## WRITTEN EXERCISE
In this exercise, the entries below include pictures. Repeat exactly the lines from the line with "Reproduce this chart with Bokeh." to the line with "from bokeh.resources import INLINE", including both, but without the pictures.

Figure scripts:

· · · · ·

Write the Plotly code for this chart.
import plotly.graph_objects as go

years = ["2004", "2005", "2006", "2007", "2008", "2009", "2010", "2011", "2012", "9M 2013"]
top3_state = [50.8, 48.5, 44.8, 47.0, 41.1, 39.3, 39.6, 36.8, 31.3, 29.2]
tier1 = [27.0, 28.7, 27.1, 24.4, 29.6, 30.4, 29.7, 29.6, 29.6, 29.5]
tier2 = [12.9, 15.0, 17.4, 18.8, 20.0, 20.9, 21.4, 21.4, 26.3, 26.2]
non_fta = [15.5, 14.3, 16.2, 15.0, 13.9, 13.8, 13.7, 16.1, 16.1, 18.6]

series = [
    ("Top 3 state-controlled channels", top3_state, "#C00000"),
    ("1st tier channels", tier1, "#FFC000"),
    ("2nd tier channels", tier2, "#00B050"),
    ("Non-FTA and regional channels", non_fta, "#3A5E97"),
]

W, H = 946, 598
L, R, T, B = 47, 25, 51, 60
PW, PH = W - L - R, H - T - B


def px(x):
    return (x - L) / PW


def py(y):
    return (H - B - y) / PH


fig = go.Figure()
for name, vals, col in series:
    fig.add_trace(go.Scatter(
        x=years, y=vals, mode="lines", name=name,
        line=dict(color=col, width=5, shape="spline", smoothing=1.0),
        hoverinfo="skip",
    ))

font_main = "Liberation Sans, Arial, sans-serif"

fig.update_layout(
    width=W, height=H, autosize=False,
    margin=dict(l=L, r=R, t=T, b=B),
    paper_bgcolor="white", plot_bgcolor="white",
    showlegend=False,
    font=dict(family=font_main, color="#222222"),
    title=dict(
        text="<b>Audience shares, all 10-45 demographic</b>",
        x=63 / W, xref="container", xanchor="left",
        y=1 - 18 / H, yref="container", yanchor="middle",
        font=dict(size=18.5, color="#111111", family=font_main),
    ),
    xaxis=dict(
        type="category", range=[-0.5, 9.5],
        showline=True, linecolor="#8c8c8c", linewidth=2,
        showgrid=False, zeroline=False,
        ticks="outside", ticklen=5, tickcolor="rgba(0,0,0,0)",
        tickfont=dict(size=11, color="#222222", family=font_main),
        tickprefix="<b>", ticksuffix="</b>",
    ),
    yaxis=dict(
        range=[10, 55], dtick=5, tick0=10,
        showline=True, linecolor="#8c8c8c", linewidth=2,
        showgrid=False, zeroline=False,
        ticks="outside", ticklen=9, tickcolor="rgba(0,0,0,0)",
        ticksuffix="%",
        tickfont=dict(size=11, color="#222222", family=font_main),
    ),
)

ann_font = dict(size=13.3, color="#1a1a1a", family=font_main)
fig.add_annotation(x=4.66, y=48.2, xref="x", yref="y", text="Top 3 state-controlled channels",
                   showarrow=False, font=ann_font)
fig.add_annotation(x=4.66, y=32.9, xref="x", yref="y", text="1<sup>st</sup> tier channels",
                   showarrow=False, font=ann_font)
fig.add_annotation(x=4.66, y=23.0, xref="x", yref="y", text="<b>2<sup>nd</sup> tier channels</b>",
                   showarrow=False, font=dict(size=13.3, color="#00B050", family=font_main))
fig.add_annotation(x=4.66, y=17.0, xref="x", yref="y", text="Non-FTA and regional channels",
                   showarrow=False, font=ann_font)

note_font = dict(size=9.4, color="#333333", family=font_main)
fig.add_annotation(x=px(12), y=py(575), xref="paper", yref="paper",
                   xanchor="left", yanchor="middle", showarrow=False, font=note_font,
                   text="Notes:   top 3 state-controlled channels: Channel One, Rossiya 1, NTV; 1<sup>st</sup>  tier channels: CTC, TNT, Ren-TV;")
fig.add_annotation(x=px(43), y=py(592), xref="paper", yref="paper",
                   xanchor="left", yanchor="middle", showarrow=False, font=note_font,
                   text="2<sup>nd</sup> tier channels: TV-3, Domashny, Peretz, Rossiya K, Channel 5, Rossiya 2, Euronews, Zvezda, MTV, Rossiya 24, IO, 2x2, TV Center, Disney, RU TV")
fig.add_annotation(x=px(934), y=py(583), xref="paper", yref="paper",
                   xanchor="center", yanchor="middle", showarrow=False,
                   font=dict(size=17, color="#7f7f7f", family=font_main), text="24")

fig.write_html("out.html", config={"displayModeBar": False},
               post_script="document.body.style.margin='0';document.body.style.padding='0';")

· · · · ·

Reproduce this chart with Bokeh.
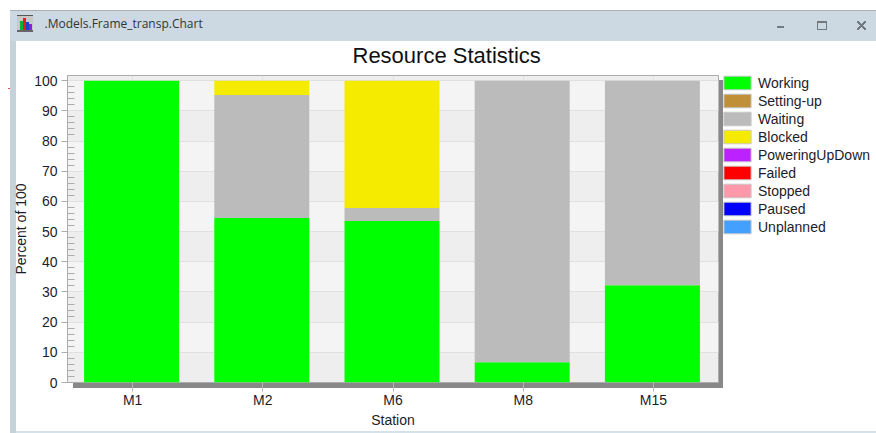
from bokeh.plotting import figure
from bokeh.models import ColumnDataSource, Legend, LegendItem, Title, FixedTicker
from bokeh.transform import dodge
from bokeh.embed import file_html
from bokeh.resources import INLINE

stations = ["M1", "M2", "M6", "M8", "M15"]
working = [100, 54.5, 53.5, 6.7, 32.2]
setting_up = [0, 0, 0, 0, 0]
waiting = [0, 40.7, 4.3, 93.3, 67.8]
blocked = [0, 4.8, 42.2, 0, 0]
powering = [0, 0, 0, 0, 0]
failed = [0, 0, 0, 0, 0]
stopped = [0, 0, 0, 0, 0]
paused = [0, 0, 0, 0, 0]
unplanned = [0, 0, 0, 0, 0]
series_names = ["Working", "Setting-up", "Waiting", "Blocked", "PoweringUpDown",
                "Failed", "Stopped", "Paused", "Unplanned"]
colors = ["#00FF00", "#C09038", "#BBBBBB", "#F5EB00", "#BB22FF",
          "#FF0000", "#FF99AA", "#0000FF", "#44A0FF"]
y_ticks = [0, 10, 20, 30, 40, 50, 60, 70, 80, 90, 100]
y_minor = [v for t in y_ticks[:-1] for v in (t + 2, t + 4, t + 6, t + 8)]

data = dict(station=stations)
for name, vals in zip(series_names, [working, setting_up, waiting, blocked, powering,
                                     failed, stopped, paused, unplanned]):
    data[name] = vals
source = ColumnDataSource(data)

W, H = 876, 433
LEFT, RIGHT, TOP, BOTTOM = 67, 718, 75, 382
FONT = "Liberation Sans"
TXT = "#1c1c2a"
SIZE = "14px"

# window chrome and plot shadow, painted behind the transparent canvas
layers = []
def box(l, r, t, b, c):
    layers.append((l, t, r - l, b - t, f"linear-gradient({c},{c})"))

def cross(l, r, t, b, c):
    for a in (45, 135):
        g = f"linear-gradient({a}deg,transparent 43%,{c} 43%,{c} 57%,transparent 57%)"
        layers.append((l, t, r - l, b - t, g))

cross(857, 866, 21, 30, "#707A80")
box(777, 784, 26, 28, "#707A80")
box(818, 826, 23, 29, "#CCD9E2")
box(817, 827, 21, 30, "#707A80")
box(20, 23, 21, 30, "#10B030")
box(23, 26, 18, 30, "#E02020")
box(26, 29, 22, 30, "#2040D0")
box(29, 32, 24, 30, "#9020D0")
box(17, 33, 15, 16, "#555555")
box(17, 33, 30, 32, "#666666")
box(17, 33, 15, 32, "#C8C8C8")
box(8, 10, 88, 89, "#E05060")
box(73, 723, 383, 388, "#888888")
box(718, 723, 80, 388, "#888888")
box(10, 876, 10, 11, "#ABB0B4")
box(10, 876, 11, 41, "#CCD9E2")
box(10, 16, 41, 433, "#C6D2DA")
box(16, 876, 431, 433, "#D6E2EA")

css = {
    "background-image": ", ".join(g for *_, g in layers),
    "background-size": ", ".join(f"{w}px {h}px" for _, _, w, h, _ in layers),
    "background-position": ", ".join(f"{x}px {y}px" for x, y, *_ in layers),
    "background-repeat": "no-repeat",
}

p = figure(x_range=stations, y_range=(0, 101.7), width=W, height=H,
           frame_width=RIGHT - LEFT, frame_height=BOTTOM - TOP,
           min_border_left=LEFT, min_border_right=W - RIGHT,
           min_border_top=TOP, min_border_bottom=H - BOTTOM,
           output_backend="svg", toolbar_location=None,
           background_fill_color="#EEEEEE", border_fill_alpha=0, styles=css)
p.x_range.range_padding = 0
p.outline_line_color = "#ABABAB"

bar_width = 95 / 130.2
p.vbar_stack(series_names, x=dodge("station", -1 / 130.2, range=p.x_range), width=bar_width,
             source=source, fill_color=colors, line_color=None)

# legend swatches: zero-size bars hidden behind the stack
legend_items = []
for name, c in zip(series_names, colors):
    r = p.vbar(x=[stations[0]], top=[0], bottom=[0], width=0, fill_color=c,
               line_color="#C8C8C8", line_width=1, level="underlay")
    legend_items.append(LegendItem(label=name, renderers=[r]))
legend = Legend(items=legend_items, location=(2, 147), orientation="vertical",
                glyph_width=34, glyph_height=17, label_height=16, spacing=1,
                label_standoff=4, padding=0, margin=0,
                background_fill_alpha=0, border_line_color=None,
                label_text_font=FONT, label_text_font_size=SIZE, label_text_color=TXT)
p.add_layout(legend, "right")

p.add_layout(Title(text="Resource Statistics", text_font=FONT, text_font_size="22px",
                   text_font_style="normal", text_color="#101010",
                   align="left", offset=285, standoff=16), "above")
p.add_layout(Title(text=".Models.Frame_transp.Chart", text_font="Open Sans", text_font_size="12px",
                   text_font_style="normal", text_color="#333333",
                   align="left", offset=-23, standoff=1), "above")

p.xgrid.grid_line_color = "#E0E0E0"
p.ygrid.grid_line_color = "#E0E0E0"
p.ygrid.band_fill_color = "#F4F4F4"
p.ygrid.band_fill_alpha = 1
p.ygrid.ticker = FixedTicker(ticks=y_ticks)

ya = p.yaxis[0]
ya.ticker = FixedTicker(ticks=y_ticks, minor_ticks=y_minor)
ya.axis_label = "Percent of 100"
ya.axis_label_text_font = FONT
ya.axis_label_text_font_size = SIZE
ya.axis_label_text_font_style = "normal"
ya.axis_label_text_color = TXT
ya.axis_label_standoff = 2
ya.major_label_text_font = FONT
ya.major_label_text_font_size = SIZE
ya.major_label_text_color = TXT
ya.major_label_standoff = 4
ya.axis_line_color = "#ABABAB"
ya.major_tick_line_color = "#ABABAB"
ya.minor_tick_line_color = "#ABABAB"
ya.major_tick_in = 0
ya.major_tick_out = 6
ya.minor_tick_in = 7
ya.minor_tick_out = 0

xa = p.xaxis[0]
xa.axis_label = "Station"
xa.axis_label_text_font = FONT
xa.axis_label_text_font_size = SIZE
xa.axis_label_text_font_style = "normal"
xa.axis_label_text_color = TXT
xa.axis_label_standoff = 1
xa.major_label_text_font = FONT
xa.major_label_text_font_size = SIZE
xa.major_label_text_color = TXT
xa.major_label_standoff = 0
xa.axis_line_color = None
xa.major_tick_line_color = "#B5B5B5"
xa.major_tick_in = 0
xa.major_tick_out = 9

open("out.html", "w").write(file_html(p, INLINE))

· · · · ·

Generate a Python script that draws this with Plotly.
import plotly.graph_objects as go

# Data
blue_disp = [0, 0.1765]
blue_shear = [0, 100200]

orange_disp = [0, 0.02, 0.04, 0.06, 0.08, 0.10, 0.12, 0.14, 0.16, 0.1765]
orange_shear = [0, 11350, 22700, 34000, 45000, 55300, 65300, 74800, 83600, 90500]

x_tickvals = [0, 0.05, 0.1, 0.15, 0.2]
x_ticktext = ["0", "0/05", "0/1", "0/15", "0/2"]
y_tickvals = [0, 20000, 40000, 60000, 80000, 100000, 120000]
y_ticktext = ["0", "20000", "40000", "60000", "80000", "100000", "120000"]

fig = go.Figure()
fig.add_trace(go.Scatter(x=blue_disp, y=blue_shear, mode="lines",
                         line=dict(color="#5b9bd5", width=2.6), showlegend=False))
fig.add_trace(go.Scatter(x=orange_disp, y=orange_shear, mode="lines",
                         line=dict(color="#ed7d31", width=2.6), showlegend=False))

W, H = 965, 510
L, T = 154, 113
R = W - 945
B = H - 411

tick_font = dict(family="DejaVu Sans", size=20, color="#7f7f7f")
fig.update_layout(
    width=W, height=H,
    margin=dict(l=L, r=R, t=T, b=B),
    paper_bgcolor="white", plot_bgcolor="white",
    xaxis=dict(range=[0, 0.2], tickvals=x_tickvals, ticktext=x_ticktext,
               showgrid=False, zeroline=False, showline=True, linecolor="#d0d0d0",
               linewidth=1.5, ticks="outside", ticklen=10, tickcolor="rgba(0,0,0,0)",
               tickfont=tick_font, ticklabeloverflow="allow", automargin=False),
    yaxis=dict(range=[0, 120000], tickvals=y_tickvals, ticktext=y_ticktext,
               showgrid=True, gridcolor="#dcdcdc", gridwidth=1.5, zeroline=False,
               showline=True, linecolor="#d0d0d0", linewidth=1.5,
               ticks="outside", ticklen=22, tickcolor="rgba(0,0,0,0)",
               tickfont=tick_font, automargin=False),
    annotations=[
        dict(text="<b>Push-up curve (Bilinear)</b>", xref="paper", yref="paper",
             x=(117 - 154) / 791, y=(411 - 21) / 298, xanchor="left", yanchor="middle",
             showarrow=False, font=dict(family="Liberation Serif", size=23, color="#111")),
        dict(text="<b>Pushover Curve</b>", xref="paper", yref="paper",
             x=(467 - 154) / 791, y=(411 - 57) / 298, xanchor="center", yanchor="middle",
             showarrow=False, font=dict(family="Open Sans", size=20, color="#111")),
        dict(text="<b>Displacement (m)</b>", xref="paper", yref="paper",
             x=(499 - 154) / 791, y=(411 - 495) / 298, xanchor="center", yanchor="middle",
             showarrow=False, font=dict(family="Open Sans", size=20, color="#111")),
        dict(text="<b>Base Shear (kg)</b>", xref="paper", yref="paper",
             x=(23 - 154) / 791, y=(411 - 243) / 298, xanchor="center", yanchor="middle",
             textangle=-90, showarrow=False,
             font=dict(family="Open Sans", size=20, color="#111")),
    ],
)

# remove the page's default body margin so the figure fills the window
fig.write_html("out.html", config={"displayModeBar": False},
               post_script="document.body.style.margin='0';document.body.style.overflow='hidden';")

· · · · ·

## SOLUTION TO THIS TASK
Reproduce this chart with Bokeh.
from bokeh.plotting import figure
from bokeh.models import ColumnDataSource, Legend, LegendItem, Title, FixedTicker
from bokeh.transform import dodge
from bokeh.embed import file_html
from bokeh.resources import INLINE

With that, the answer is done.